§ **Stated task**
Find every line of the listing below where "chart" appears, and copy it.

--- start of Given entries ---

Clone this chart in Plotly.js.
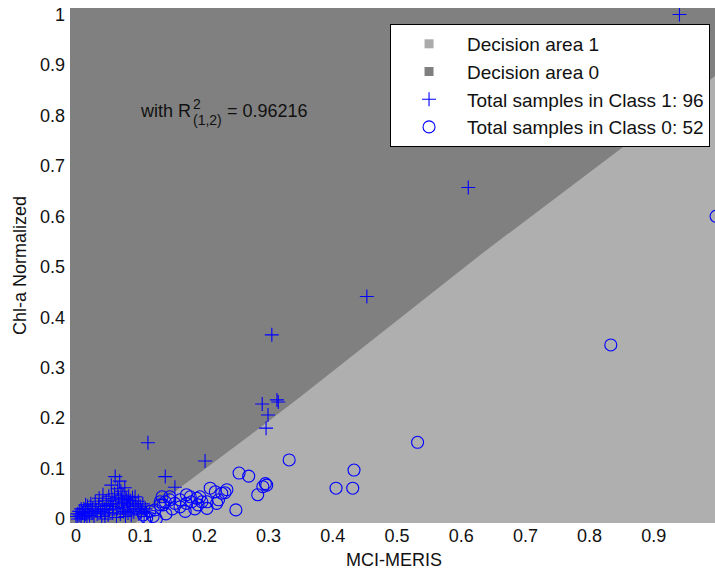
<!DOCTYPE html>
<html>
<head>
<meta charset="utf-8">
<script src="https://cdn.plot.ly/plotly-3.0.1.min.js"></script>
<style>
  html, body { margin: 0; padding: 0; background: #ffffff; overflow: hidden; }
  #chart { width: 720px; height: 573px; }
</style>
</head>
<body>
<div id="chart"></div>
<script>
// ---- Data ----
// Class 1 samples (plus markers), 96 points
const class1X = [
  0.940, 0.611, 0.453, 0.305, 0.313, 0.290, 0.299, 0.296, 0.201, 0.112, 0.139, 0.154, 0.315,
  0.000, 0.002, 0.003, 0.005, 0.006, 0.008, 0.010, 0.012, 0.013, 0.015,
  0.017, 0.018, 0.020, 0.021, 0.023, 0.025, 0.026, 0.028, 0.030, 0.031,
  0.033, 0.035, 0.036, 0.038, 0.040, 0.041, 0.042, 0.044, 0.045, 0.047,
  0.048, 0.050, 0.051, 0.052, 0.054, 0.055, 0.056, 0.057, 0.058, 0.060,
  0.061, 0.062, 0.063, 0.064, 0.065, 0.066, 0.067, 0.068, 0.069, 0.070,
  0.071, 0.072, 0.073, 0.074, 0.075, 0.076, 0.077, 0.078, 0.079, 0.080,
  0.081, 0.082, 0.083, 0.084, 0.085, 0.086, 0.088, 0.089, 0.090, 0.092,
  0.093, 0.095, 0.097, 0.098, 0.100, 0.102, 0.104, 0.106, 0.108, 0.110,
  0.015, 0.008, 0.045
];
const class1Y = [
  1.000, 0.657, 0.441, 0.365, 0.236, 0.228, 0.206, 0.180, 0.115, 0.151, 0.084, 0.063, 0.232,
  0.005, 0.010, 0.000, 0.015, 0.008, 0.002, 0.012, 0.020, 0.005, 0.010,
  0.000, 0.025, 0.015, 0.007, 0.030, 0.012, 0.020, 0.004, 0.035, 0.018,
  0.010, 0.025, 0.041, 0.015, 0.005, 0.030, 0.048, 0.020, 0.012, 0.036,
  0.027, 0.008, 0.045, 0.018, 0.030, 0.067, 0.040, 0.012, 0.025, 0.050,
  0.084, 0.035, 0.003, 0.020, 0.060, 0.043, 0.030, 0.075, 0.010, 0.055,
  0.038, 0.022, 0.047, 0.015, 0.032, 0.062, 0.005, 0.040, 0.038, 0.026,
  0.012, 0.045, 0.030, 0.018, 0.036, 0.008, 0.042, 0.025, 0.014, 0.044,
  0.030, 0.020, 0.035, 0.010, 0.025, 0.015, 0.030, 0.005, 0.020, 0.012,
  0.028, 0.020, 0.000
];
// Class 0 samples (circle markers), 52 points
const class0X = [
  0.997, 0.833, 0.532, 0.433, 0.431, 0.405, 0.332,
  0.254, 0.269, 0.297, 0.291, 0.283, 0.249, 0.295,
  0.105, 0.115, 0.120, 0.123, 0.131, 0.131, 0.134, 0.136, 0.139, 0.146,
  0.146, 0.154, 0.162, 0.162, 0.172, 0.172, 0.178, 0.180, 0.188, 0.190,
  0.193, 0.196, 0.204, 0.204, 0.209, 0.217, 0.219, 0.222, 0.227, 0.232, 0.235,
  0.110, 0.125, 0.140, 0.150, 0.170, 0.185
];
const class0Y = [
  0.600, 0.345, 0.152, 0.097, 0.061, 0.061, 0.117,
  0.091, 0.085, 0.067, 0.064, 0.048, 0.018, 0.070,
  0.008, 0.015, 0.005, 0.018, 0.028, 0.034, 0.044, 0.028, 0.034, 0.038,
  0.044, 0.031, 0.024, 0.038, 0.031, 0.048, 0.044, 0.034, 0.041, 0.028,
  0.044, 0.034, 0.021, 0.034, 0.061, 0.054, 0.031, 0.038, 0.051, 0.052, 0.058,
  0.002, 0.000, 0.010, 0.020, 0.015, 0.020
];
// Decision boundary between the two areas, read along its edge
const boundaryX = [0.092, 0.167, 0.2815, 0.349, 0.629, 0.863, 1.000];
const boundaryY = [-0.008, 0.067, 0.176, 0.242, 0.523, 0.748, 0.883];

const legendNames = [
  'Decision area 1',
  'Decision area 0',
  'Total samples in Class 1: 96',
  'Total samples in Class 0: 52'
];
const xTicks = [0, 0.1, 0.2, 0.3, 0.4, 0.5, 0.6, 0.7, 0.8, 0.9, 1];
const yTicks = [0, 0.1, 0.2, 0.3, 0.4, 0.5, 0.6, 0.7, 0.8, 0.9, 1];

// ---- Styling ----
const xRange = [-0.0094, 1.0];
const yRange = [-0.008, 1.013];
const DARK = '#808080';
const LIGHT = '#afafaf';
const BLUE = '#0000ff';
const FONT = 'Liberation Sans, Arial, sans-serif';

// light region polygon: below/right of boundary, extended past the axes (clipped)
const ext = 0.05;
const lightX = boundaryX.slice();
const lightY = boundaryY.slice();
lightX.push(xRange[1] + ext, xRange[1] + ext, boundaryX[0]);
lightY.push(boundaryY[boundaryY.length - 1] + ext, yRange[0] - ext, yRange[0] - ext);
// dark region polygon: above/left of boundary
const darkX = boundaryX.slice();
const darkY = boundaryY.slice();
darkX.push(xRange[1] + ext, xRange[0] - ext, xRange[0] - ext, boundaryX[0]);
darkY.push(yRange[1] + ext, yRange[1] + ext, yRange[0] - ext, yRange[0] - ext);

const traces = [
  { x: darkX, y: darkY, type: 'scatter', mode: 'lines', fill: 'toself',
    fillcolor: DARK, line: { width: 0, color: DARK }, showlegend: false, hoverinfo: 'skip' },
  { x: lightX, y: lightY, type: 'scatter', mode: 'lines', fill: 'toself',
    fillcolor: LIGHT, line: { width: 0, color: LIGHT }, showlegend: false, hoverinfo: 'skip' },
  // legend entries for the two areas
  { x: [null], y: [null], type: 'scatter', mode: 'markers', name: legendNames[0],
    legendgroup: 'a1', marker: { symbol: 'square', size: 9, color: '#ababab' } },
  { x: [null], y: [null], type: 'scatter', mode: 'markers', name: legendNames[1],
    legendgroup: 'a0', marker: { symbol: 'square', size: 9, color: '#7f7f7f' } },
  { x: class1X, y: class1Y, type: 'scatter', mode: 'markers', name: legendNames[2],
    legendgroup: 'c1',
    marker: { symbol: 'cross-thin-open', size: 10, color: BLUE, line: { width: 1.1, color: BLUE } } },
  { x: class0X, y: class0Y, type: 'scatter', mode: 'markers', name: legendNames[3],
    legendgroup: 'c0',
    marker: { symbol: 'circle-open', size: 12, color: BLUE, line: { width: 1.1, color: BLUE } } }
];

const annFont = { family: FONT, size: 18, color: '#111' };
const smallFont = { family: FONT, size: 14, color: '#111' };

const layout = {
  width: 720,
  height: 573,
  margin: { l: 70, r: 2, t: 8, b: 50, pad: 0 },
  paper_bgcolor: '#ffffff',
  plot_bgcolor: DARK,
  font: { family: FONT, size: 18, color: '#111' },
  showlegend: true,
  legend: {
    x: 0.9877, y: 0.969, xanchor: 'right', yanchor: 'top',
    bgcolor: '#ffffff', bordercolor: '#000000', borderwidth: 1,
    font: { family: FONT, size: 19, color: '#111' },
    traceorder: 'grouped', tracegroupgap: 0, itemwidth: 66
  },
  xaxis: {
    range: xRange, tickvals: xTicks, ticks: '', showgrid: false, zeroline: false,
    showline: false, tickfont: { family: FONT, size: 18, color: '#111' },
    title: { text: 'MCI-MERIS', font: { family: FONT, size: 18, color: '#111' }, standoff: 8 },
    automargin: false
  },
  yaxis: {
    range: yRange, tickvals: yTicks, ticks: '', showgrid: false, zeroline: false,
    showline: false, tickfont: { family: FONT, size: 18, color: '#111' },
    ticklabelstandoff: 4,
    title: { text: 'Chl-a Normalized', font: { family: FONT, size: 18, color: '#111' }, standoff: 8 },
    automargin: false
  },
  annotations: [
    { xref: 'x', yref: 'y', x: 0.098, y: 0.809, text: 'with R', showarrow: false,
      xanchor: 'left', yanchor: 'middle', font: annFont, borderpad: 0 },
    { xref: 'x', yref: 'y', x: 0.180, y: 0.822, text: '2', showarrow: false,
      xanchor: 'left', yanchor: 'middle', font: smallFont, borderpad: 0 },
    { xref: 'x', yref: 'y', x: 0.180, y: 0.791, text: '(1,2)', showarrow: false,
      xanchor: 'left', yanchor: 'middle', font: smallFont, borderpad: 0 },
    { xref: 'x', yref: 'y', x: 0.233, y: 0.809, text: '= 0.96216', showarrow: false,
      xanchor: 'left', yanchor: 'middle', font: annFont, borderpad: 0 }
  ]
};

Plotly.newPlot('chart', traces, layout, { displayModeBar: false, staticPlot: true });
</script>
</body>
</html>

--- end of Given entries ---
--- start of Given entries ---

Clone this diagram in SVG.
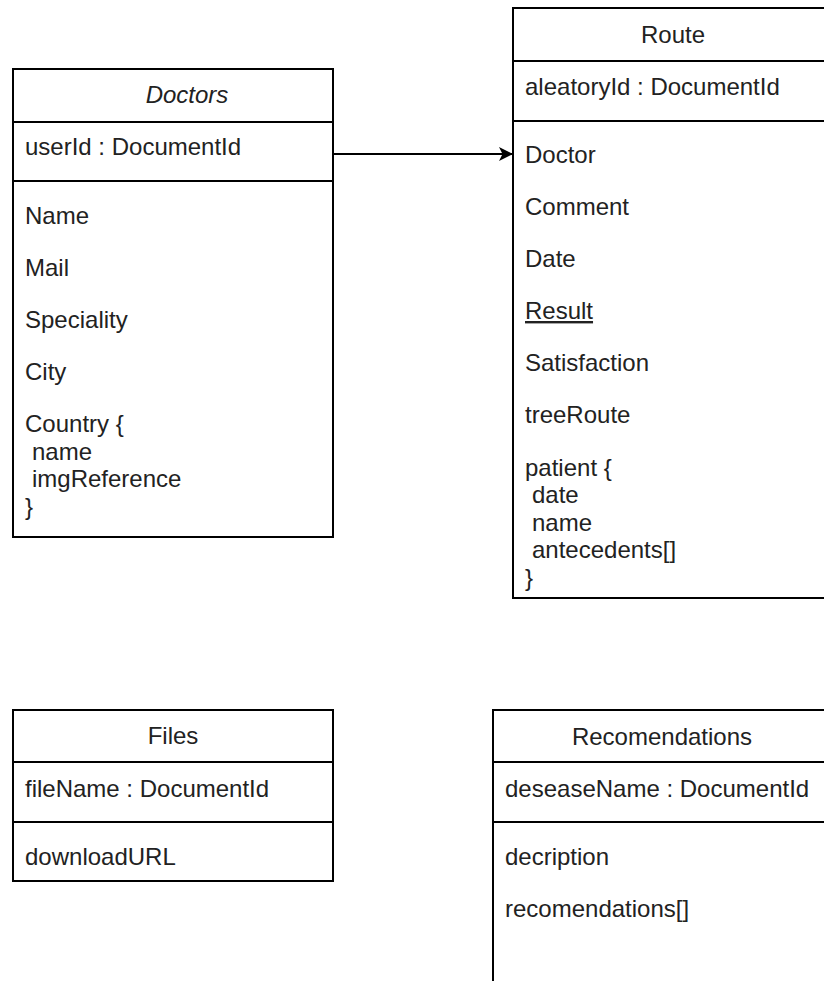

--- end of Given entries ---

§ **Expected answer**
Clone this chart in Plotly.js.
  #chart { width: 720px; height: 573px; }
<div id="chart"></div>
Plotly.newPlot('chart', traces, layout, { displayModeBar: false, staticPlot: true });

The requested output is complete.